[Written task]: Output only the count of lines that contain "chart".

·····

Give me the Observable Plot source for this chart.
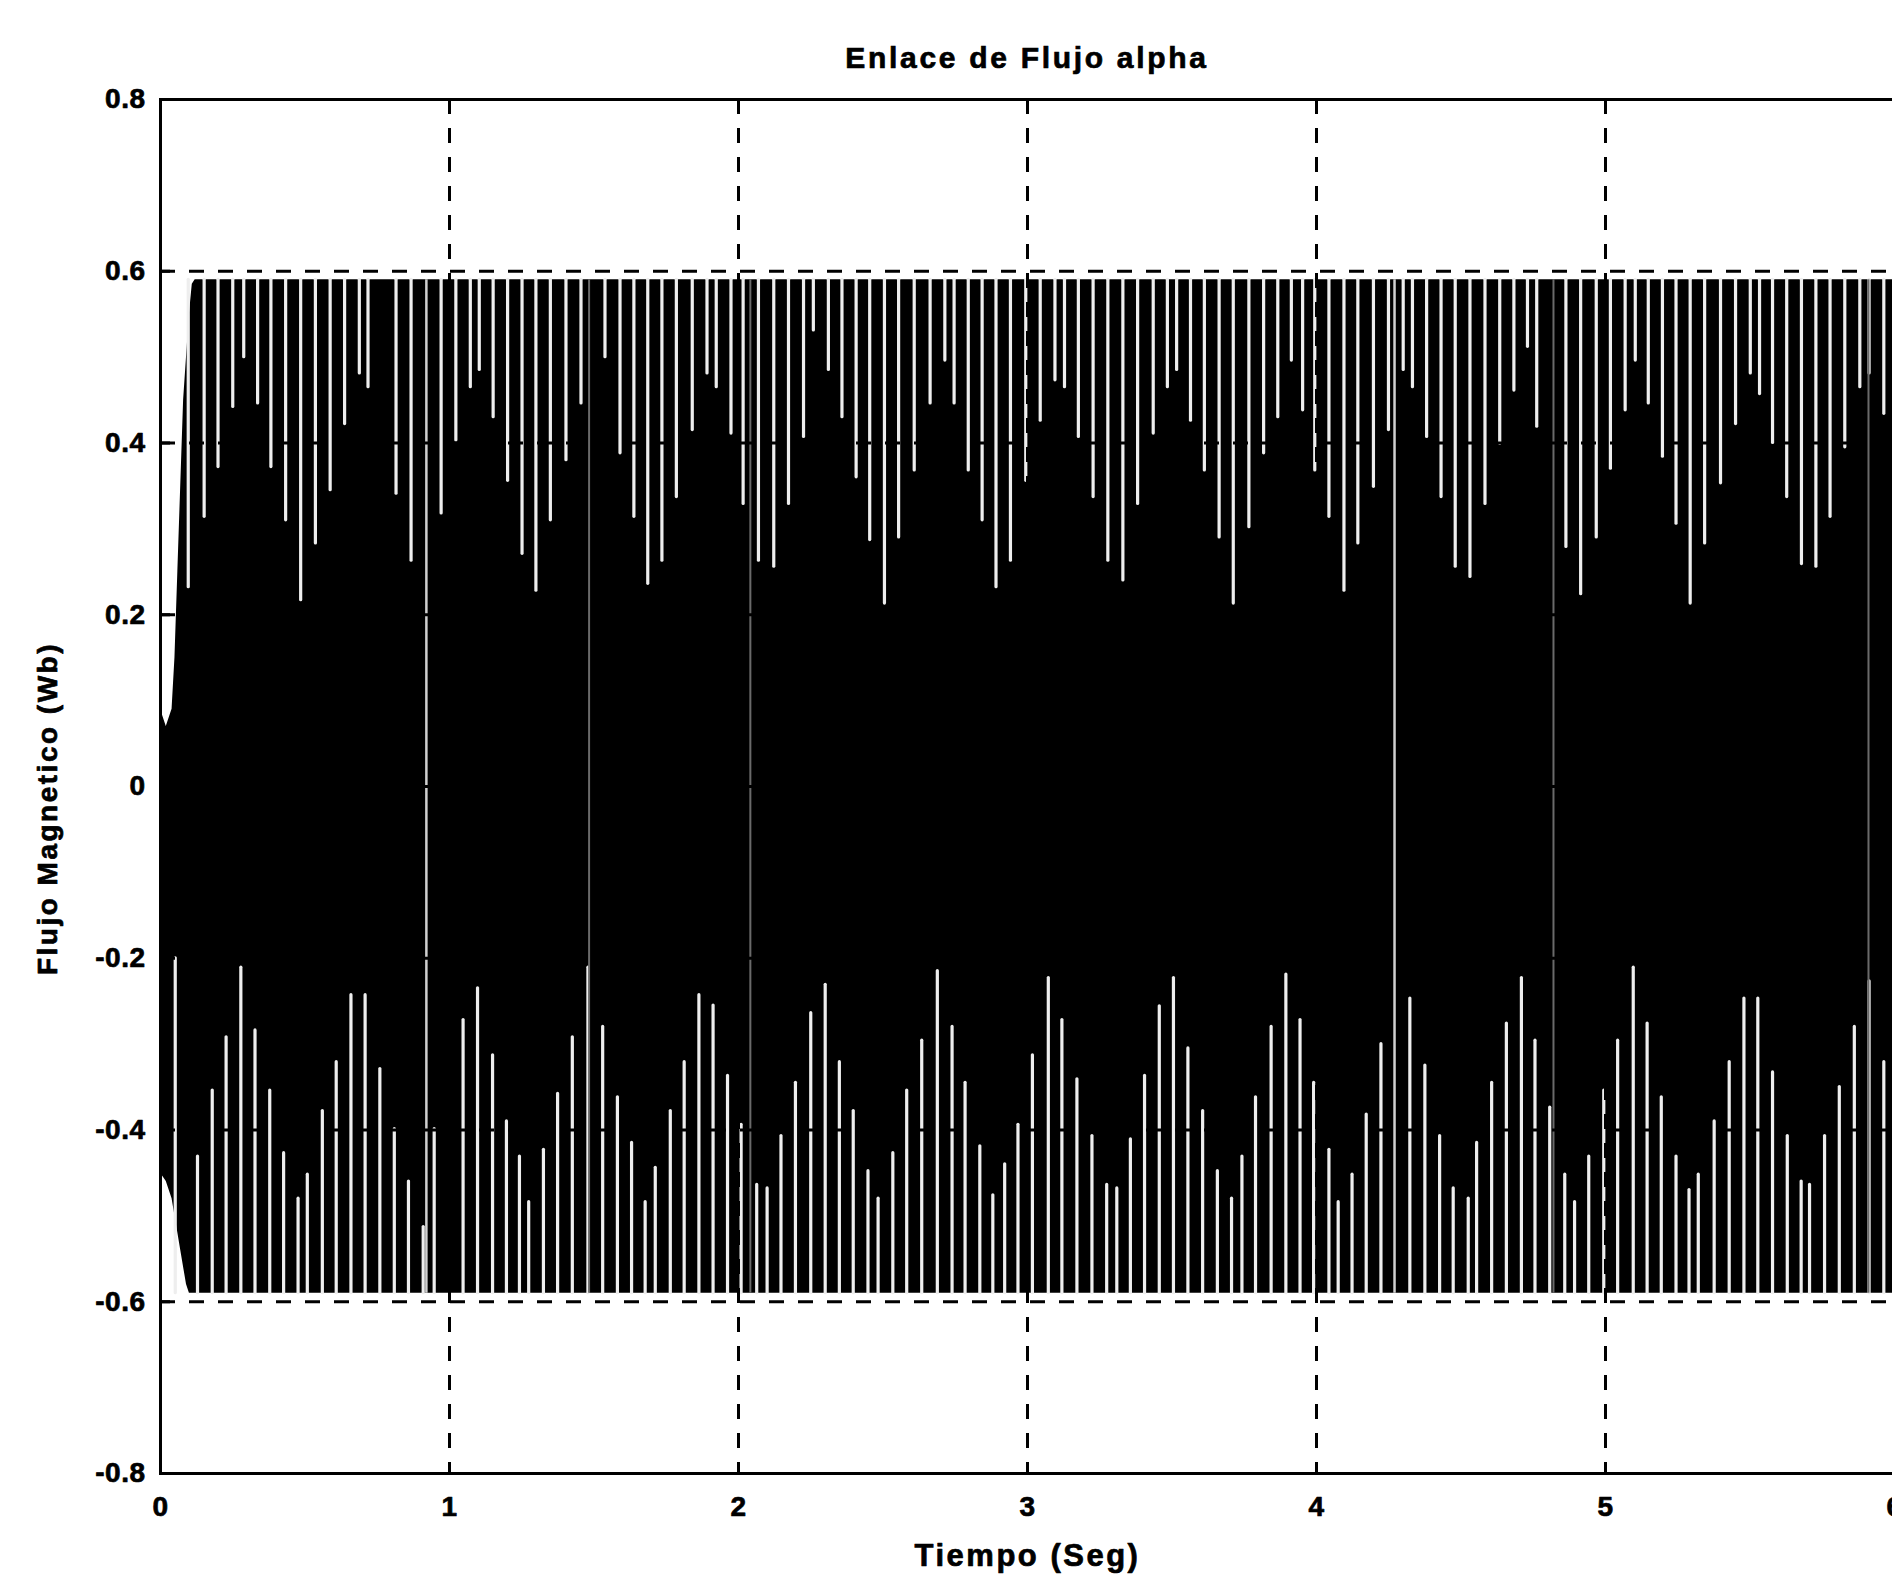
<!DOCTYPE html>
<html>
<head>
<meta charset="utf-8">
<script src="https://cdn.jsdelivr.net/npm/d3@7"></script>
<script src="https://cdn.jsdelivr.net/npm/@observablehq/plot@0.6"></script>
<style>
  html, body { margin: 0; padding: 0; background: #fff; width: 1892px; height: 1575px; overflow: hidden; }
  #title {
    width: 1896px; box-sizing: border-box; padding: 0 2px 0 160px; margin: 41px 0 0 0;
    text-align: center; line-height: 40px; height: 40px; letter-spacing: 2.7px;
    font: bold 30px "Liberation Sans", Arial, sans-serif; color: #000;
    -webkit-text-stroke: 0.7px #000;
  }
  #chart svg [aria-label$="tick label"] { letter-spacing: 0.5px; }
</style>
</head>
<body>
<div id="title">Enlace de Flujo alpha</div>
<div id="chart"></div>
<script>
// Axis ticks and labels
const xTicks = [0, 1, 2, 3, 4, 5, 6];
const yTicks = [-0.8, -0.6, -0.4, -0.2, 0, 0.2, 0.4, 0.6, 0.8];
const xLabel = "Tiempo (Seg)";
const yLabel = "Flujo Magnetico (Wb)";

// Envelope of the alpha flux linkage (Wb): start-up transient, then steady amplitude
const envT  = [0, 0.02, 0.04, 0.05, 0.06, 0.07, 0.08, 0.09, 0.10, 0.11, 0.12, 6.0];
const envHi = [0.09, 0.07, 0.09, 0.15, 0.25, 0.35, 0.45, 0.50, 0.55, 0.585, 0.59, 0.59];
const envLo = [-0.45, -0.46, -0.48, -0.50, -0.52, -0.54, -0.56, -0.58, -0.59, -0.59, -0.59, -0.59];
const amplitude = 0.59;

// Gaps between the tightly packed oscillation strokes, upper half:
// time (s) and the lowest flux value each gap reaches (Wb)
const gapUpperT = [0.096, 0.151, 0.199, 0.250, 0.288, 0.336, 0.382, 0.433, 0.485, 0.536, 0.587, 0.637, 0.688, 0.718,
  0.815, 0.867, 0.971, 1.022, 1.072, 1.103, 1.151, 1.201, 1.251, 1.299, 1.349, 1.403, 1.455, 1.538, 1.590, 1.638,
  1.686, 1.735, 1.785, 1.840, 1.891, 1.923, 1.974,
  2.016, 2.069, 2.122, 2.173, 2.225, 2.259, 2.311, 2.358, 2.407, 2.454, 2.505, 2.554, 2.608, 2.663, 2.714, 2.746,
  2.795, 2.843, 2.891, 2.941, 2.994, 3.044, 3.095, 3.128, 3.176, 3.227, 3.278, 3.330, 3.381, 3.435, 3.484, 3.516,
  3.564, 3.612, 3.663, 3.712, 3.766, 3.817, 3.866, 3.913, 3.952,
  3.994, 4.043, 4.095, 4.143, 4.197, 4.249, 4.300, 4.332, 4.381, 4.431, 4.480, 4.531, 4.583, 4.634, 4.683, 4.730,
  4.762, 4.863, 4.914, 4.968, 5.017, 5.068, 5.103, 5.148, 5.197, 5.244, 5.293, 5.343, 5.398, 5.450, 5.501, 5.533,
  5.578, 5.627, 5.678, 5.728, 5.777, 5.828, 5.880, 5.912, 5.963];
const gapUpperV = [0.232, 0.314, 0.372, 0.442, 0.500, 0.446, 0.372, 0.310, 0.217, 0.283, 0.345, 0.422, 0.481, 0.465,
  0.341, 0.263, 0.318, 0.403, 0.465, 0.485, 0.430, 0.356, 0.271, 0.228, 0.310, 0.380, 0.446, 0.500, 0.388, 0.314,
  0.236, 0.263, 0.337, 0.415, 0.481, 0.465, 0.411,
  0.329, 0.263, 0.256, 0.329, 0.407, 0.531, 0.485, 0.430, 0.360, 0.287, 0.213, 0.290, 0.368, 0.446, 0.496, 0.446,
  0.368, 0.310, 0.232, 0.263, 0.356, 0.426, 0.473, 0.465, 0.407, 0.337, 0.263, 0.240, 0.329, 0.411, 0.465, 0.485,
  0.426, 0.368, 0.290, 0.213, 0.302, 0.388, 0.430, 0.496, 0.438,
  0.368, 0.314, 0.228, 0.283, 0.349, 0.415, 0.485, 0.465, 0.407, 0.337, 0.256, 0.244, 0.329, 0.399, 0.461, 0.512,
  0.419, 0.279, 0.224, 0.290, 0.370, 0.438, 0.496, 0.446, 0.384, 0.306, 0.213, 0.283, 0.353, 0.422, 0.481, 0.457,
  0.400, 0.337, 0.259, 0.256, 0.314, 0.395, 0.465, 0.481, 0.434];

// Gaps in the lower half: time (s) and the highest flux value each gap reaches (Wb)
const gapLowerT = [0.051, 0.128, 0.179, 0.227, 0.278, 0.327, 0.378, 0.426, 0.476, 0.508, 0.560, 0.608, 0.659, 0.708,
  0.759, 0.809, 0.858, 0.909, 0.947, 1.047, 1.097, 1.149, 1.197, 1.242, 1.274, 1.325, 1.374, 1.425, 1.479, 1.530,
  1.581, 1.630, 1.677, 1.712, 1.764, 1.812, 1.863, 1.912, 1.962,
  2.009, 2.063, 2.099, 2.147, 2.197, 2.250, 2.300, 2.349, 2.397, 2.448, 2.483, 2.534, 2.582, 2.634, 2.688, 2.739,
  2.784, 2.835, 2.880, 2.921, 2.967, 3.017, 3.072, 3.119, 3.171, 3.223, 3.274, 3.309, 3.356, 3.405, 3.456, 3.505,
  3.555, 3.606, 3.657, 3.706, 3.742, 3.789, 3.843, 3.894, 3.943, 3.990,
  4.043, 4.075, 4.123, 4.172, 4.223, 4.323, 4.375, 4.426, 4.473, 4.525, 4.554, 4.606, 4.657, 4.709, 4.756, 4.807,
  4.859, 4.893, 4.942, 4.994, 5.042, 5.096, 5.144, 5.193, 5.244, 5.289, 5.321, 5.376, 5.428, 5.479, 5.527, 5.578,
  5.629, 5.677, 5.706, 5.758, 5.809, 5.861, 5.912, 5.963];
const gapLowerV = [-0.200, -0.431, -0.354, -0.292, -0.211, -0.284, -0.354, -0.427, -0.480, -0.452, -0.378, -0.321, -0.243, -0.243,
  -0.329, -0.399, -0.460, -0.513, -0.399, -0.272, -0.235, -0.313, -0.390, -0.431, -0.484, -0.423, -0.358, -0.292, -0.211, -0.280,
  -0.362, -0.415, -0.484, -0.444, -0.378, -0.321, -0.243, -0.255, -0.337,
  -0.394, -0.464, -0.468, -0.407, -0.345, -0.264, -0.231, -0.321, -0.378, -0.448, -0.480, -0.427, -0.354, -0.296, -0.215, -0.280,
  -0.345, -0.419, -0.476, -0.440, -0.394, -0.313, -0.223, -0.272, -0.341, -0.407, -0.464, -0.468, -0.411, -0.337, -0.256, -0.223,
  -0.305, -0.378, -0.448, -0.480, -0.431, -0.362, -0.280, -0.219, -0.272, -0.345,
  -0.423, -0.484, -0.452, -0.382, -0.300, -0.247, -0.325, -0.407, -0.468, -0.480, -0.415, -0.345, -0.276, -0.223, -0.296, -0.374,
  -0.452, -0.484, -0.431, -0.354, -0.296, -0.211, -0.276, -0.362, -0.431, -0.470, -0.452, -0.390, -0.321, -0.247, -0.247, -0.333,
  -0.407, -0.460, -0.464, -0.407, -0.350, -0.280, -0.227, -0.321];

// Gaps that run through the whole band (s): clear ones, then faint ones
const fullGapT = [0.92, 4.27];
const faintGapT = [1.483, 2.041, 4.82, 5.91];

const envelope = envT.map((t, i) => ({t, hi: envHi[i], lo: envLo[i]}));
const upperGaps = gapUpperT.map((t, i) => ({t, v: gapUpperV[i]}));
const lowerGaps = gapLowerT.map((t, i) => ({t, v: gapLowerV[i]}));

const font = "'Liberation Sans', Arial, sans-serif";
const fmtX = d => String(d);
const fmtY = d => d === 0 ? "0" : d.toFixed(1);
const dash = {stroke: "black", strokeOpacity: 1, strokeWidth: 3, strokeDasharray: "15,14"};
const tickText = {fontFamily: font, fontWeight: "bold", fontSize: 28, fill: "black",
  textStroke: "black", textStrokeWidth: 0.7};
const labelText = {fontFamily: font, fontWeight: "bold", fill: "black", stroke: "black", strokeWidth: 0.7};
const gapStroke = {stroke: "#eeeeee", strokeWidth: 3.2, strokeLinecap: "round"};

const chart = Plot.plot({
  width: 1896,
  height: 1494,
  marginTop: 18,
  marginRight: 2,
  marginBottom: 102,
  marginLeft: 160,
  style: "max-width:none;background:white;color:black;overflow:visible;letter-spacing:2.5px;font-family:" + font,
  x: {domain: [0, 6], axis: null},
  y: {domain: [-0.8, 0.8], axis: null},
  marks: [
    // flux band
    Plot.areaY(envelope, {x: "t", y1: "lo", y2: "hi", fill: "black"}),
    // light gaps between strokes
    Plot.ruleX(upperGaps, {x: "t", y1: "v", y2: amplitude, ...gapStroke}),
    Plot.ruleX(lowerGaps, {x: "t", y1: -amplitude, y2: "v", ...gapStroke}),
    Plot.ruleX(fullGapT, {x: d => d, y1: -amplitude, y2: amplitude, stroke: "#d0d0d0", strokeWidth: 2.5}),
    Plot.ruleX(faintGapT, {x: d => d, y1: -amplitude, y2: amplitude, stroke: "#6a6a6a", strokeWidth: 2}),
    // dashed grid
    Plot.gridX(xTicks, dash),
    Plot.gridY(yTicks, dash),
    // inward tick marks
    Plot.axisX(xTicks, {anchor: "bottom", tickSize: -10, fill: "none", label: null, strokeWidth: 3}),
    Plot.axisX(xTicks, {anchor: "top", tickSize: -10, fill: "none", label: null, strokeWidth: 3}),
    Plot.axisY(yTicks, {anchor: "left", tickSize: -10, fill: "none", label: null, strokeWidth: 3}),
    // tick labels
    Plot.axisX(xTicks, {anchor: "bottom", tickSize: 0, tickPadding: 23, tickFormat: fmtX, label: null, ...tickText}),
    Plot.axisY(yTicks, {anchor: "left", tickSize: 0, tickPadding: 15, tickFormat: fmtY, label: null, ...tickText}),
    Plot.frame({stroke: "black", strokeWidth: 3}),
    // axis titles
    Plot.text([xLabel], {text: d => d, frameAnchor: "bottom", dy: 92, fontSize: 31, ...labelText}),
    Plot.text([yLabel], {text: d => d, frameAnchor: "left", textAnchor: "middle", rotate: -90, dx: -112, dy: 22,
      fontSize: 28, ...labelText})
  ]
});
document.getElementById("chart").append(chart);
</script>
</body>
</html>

·····

[Answer to the exercise]: 5